OK, he really stinks this season and in actuality, he should’ve left with Yadi and Albert, in my opinion. But some of these guys sadly, [Steve Carlton comes to mind immediately] think they are immortal on the mound. Waino, at 38, was out with an injury most of 2020 season and everyone said he was done. He then did his version of “Bite Me” and went 17-7 with a 3.05 ERA in 2021. Hell, he had a 3.71 ERA last year! All of this as he turned 40 and 41 years of age. I’m sure he thinks he can right this thing…again. One last time to end the season. He also wants that damned 200th win that he is two away from. [This reminds me of an earlier essay about goals.]
I must admit, I am no longer a believer and I cringe when he takes the mound lately. An ERA pushing 9 is unheard of, for the reason you mentioned.

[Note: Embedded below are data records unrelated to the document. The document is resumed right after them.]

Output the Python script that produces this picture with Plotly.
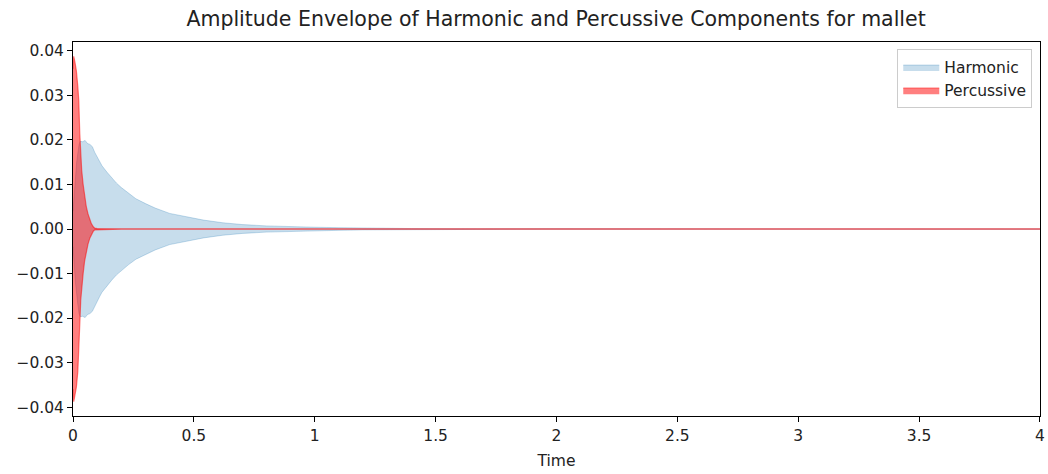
import plotly.graph_objects as go

# Harmonic amplitude envelope (seconds, amplitude)
h_time = [0, 0.005, 0.01, 0.015, 0.02, 0.025, 0.03, 0.04, 0.05, 0.06, 0.07, 0.08,
          0.09, 0.1, 0.11, 0.12, 0.14, 0.16, 0.18, 0.2, 0.23, 0.26, 0.3, 0.34,
          0.4, 0.46, 0.54, 0.62, 0.7, 0.8, 0.9, 1.0, 1.1, 1.2, 1.4, 1.7, 2.0, 4.0]
h_env = [0.004, 0.008, 0.012, 0.015, 0.017, 0.019, 0.0197, 0.0196, 0.0199, 0.0192,
         0.019, 0.0185, 0.0172, 0.0162, 0.0152, 0.0142, 0.0128, 0.0115, 0.0103,
         0.0093, 0.0080, 0.0068, 0.0057, 0.0047, 0.0035, 0.0028, 0.0020, 0.0014,
         0.0010, 0.0007, 0.0005, 0.0004, 0.0003, 0.0002, 0.0001, 0.00005, 0.00003,
         0.00002]

# Percussive amplitude envelope
p_time = [0, 0.003, 0.008, 0.014, 0.02, 0.024, 0.028, 0.032, 0.036, 0.042, 0.048,
          0.055, 0.062, 0.07, 0.076, 0.084, 0.09, 0.1, 0.2, 4.0]
p_env = [0.036, 0.0388, 0.0375, 0.0355, 0.032, 0.0288, 0.0215, 0.016, 0.0132,
         0.0100, 0.0072, 0.0050, 0.0034, 0.0020, 0.0012, 0.0005, 0.0002, 0.0001,
         0.00005, 0.00003]

x_ticks = [0, 0.5, 1, 1.5, 2, 2.5, 3, 3.5, 4]
x_tick_labels = ["0", "0.5", "1", "1.5", "2", "2.5", "3", "3.5", "4"]
y_ticks = [0.04, 0.03, 0.02, 0.01, 0.0, -0.01, -0.02, -0.03, -0.04]
y_tick_labels = ["0.04", "0.03", "0.02", "0.01", "0.00",
                 "\u22120.01", "\u22120.02", "\u22120.03", "\u22120.04"]


def band(t, env):
    xs = list(t) + list(reversed(t))
    ys = list(env) + [-v for v in reversed(env)]
    return xs, ys


fig = go.Figure()
hx, hy = band(h_time, h_env)
fig.add_trace(go.Scatter(
    x=hx, y=hy, fill="toself", mode="lines", name="Harmonic",
    fillcolor="rgba(31,119,180,0.25)",
    line=dict(color="rgba(31,119,180,0.25)", width=1),
))
px, py = band(p_time, p_env)
fig.add_trace(go.Scatter(
    x=px, y=py, fill="toself", mode="lines", name="Percussive",
    fillcolor="rgba(255,0,0,0.5)",
    line=dict(color="rgba(255,0,0,0.5)", width=1.2),
))

tick_size = 15.5
axis_common = dict(showline=True, linecolor="black", linewidth=1, mirror=True,
                   ticks="outside", ticklen=5, tickcolor="black", showgrid=False,
                   zeroline=False, automargin=False,
                   tickfont=dict(size=tick_size, color="#222"))

fig.update_layout(
    width=1048, height=474,
    margin=dict(l=73, r=8, t=42, b=58),
    paper_bgcolor="white", plot_bgcolor="white",
    font=dict(family="DejaVu Sans", size=tick_size, color="#222"),
    title=dict(text="Amplitude Envelope of Harmonic and Percussive Components for mallet",
               x=0.5306, xanchor="center", y=0.96, yanchor="middle", yref="container",
               font=dict(size=20.5, color="#222")),
    xaxis=dict(range=[0, 4.0001], tickvals=x_ticks, ticktext=x_tick_labels,
               title=dict(text="Time", font=dict(size=tick_size), standoff=11), **axis_common),
    yaxis=dict(range=[-0.042, 0.042], tickvals=y_ticks, ticktext=y_tick_labels,
               **axis_common),
    legend=dict(x=0.992, y=0.98, xanchor="right", yanchor="top",
                bgcolor="white", bordercolor="rgb(204,204,204)", borderwidth=1,
                itemwidth=36, font=dict(size=tick_size)),
    showlegend=True,
)

fig.write_html("out.html", config={"displayModeBar": False},
               post_script="document.body.style.margin='0';document.body.style.padding='0';")
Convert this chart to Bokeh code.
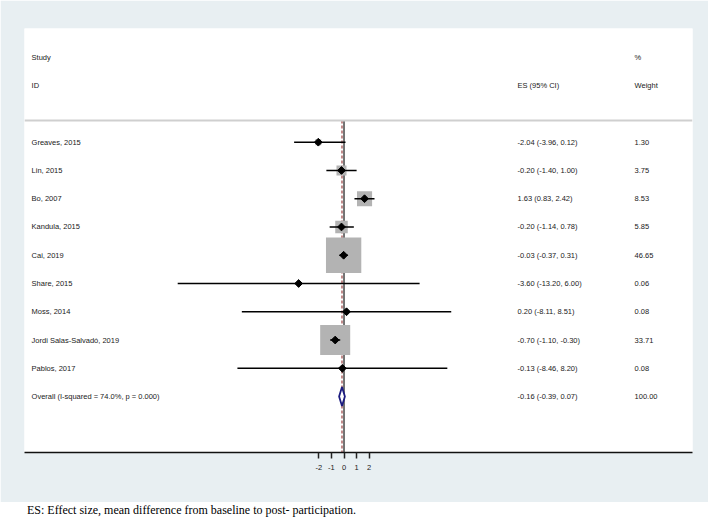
import math
from bokeh.plotting import figure
from bokeh.layouts import column
from bokeh.models import ColumnDataSource, Range1d, FixedTicker, Span, Div
from bokeh.core.properties import value
from bokeh.embed import file_html
from bokeh.resources import INLINE

# ---- data ----
studies = ["Greaves, 2015", "Lin, 2015", "Bo, 2007", "Kandula, 2015", "Cai, 2019",
           "Share, 2015", "Moss, 2014", "Jordi Salas-Salvadó, 2019", "Pablos, 2017"]
es = [-2.04, -0.20, 1.63, -0.20, -0.03, -3.60, 0.20, -0.70, -0.13]
ci_low = [-3.96, -1.40, 0.83, -1.14, -0.37, -13.20, -8.11, -1.10, -8.46]
ci_high = [0.12, 1.00, 2.42, 0.78, 0.31, 6.00, 8.51, -0.30, 8.20]
weights = [1.30, 3.75, 8.53, 5.85, 46.65, 0.06, 0.08, 33.71, 0.08]
overall_label = "Overall  (I-squared = 74.0%, p = 0.000)"
overall_es = -0.16
overall_low = -0.39
overall_high = 0.07
overall_weight = 100.00
x_ticks = [-2, -1, 0, 1, 2]
caption = "ES: Effect size, mean difference from baseline to post- participation."

# ---- layout constants ----
FONT = value("Liberation Sans")
FS = "7.5px"
TXT = "#1a1a1a"
BG = "#e8eff2"
X_STUDY, X_ES, X_W = -24.8, 13.77, 23.06
Y_SEP = -0.77
Y_TOP, Y_BOT = -4.023, 10.98
BOX_K = 5.17

n = len(studies)
rows = list(range(n))
ov_row = n

p = figure(width=708, height=502, output_backend="svg", toolbar_location=None,
           x_range=Range1d(-25.36, 27.66), y_range=Range1d(Y_BOT, Y_TOP),
           y_axis_location=None)
p.min_border = 0
p.min_border_left = 24
p.min_border_right = 16
p.min_border_top = 28
p.min_border_bottom = 50
p.border_fill_color = BG
p.background_fill_color = "white"
p.outline_line_color = None
p.grid.visible = False

# reference lines
p.segment(x0=[0], x1=[0], y0=[Y_SEP], y1=[Y_BOT], line_color="#3a3a3a", line_width=1.4)
p.segment(x0=[overall_es], x1=[overall_es], y0=[Y_SEP], y1=[Y_BOT],
          line_color="#a85a5a", line_width=1.4, line_dash="3 2")

src = ColumnDataSource(dict(
    y=rows, es=es, lo=ci_low, hi=ci_high,
    box=[BOX_K * math.sqrt(w) for w in weights],
    study=studies,
    est=[f"{e:.2f} ({l:.2f}, {h:.2f})" for e, l, h in zip(es, ci_low, ci_high)],
    wt=[f"{w:.2f}" for w in weights],
))

p.scatter(x="es", y="y", size="box", marker="square", source=src,
          fill_color="#b3b3b3", line_color=None)
p.segment(x0="lo", x1="hi", y0="y", y1="y", source=src, line_color="black", line_width=1.6)
p.scatter(x="es", y="y", size=5.5, marker="square", angle=math.pi / 4, source=src,
          fill_color="black", line_color="black")

# overall diamond
h = 0.336
p.patch(x=[overall_low, overall_es, overall_high, overall_es],
        y=[ov_row, ov_row - h, ov_row, ov_row + h],
        fill_color="white", line_color="#1c1c80", line_width=1.8)

# texts
p.text(x=X_STUDY, y="y", text="study", source=src, text_font=FONT, text_font_size=FS,
       text_color=TXT, text_baseline="middle")
p.text(x=X_ES, y="y", text="est", source=src, text_font=FONT, text_font_size=FS,
       text_color=TXT, text_baseline="middle")
p.text(x=X_W, y="y", text="wt", source=src, text_font=FONT, text_font_size=FS,
       text_color=TXT, text_baseline="middle")
p.text(x=[X_STUDY, X_ES, X_W], y=[ov_row] * 3,
       text=[overall_label, f"{overall_es:.2f} ({overall_low:.2f}, {overall_high:.2f})",
             f"{overall_weight:.2f}"],
       text_font=FONT, text_font_size=FS, text_color=TXT, text_baseline="middle")
p.text(x=[X_STUDY, X_STUDY, X_ES, X_W, X_W], y=[-3, -2, -2, -3, -2],
       text=["Study", "ID", "ES (95% CI)", "%", "Weight"],
       text_font=FONT, text_font_size=FS, text_color=TXT, text_baseline="middle")

p.add_layout(Span(location=Y_SEP, dimension="width", line_color="#cfcfcf", line_width=2))

# axis
ax = p.xaxis[0]
ax.ticker = FixedTicker(ticks=x_ticks)
ax.major_label_overrides = {t: str(t) for t in x_ticks}
ax.major_tick_out = 6
ax.major_tick_in = 0
ax.minor_tick_out = 0
ax.minor_tick_in = 0
ax.major_tick_line_width = 1.5
ax.major_tick_line_color = "#222222"
ax.axis_line_width = 1.5
ax.axis_line_color = "#111111"
ax.major_label_text_font = "Liberation Sans"
ax.major_label_text_font_size = FS
ax.major_label_text_color = TXT
ax.major_label_standoff = 6

cap_html = ('<div style="position:relative; top:0px; left:27px; margin:0; padding:0; '
            'font-family:\'Liberation Serif\', serif; font-size:12px; line-height:14px; '
            'color:black; white-space:nowrap;">' + caption + '</div>')
cap = Div(text=cap_html, width=708, height=15, margin=0,
          styles={"background-color": "white", "padding": "0", "margin": "0"})

layout = column(p, cap, spacing=0)
open("out.html", "w").write(file_html(layout, INLINE))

Once you are at 6.00+, you’re gone!
I also hear you, that in light of his terrible season, he is being obscenely overpaid. But, he can’t quit.
“You got to know when to hold ’em,
Know when to fold ’em,
Know when to walk away,
Know when to run.”
Leaving a sport gracefully is what the great ones do. Self-respect and respect for the game.
I love golf and baseball …though my life has been too complicated, for too many years, to enjoy either. As such, I am not one to comment has your other commenters about the topic of “taking money you’re not earning” solely because your contract hasn’t ended yet. (I agree it is unethical not to quit when you’re no longer able to perform). Just one question though: Why is it that “the player” is always the focus of this subject? Is it not “unethical” for an organization to promise so much of its fortunes, especially future fortunes, on one human being who is ALWAYS subject to poorer performance as the years come and go? (the law of entropy never changes). Are any ball players truly worth the fortunes they seek. Damn good money is worth agreeing-to in a contract. But hundreds of millions? There is a sucker born every minute, but in this story the sucker is not Miguel Cabrera.
The whole pay scale of the MLB and any other professional athletic network is absurd, ludicrous, and unethical. at its foundation.